En tout premier lieu, les pays riches, qui devraient montrer l’exemple et être des chefs de file, risquent de ne pas atteindre leurs objectifs d’ici 2050. Par exemple, le Canada a bien des devoirs à faire, car selon l’inventaire national des gaz à effet de serre en 2017, les émissions s’élevaient à « 716 mégatonnes (Mt) d’équivalent en dioxyde de carbone soit une diminution nette de 15 Mt ou 2,0 % par rapport aux émissions de 2005 ». Ce qui est encore très loin de l’objectif de 30% d’ici 2050 qui avait été fixé.
Une entreprise ou un individu peut aussi viser la carboneutralité
Le même calcul que font les gouvernements pour aboutir à la carboneutralité peut être fait par des compagnies et par des individus. Une compagnie minière, par exemple, pourrait minimiser à la source ses émissions de GES en utilisant des camions électriques.

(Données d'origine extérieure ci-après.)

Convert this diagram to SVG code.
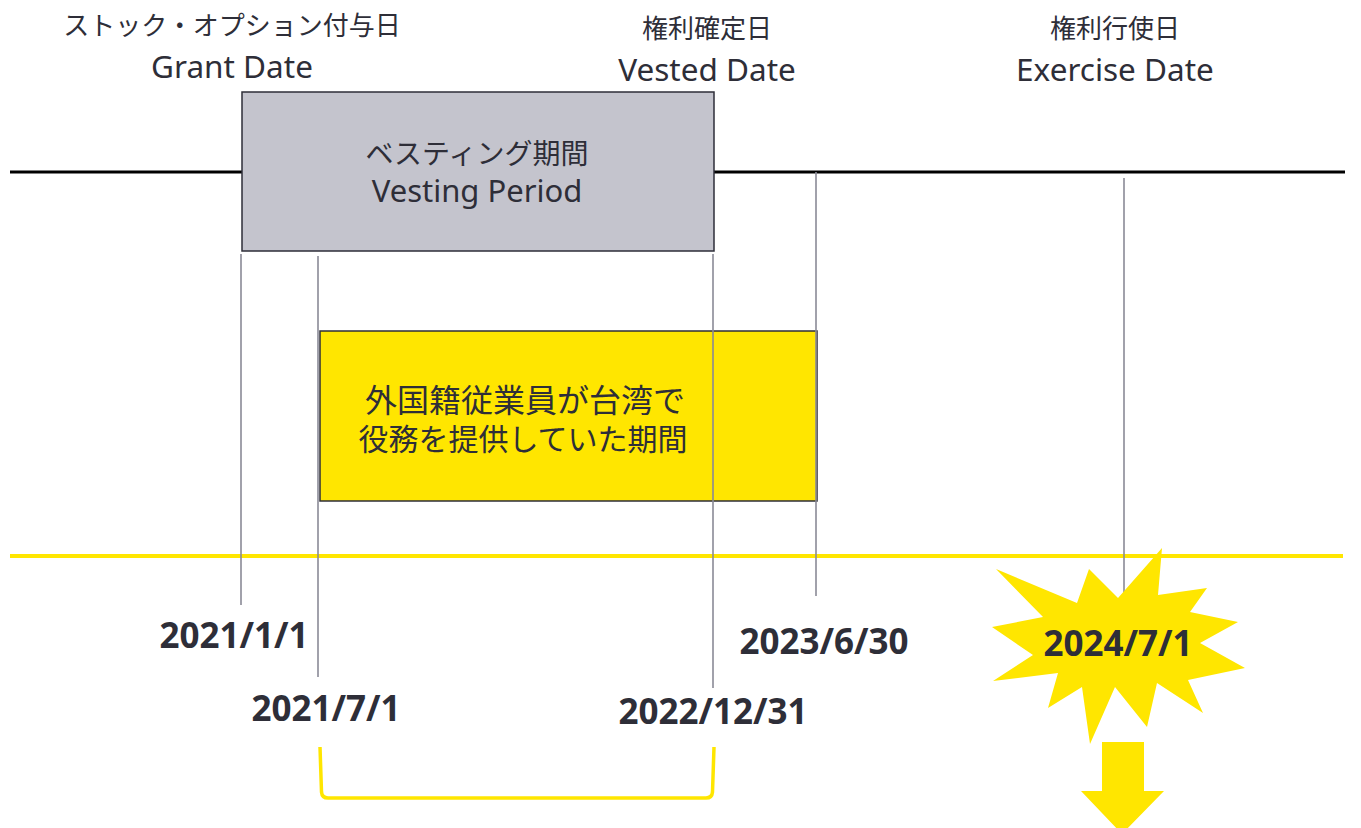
<svg xmlns="http://www.w3.org/2000/svg" width="1361" height="828" viewBox="0 0 1361 828">
<style>
.t{font-family:"Noto Sans","Noto Sans CJK JP",sans-serif;fill:#2e2e38;text-anchor:middle}
.h{font-size:26px}
.l{font-size:31.5px}
.j{font-size:28px}
.p{font-size:31px}
.y{font-size:31px}
.d{font-size:35px;font-weight:bold}
.v{stroke:#8a8a96;stroke-width:1.6;fill:none}
</style>
<rect width="1361" height="828" fill="#ffffff"/>
<g id="axes">
<line x1="10" y1="172" x2="1345" y2="172" stroke="#000" stroke-width="3"/>
<line x1="10" y1="556" x2="1343" y2="556" stroke="#ffe600" stroke-width="4"/>
</g>
<g id="labels-top">
<text class="t h" x="232" y="35">ストック・オプション付与日</text>
<text class="t l" x="232" y="78">Grant Date</text>
<text class="t h" x="707" y="38">権利確定日</text>
<text class="t l" x="707" y="81">Vested Date</text>
<text class="t h" x="1115" y="38">権利行使日</text>
<text class="t l" x="1115" y="81">Exercise Date</text>
</g>
<g id="vesting">
<rect x="242" y="92" width="472" height="159" fill="#c4c4cd" stroke="#2e2e38" stroke-width="1.5"/>
<text class="t j" x="477" y="164">ベスティング期間</text>
<text class="t p" x="477" y="202">Vesting Period</text>
</g>
<g id="service">
<rect x="320" y="331" width="497" height="170" fill="#ffe600" stroke="#2e2e38" stroke-width="1.5"/>
<text class="t y" x="525" y="412" style="font-size:32px">外国籍従業員が台湾で</text>
<text class="t y" x="523" y="450" style="font-size:30px">役務を提供していた期間</text>
</g>
<g id="connectors">
<line class="v" x1="241" y1="254" x2="241" y2="605"/>
<line class="v" x1="318" y1="256" x2="318" y2="677"/>
<line class="v" x1="713" y1="254" x2="713" y2="688"/>
<line class="v" x1="816" y1="172" x2="816" y2="596"/>
<line class="v" x1="1124" y1="178" x2="1124" y2="594"/>
<path d="M320 747 L321.5 792 Q322 798 328 798 L706 798 Q712 798 712.5 792 L714 747" fill="none" stroke="#ffe600" stroke-width="3.5"/>
</g>
<g id="star">
<polygon fill="#ffe600" points="996,569 1077,603 1089,569 1118,598 1162,548 1158,595 1207,588 1190,612 1238,622 1200,643 1245,668 1188,680 1203,713 1157,683 1147,727 1115,687 1090,744 1082,687 1048,708 1058,673 993,681 1033,655 992,627 1043,617"/>
<text class="t d" x="1118" y="656">2024/7/1</text>
</g>
<g id="arrow">
<polygon fill="#ffe600" points="1102,742 1144,742 1144,791 1164,791 1122,834 1081,791 1102,791"/>
</g>
<g id="dates">
<text class="t d" x="234" y="648">2021/1/1</text>
<text class="t d" x="326" y="721">2021/7/1</text>
<text class="t d" x="713" y="724">2022/12/31</text>
<text class="t d" x="824" y="654">2023/6/30</text>
</g>
</svg>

Quant aux individus, ils peuvent calculer leur empreinte carbone sur le site de Carbone boréal de l’UQAC ou sur le site des Nations Unies. Selon la compilation du Global Carbon Project, un consortium de scientifiques créé en 2001, chaque Canadien avait produit en moyenne, en 2017, près de 16 tonnes d’équivalent CO2. En comparaison, cette moyenne était de 16,6 tonnes aux États-Unis, de 7 tonnes en Chine et de 6,9 tonnes pour les 28 pays de l’Union européenne.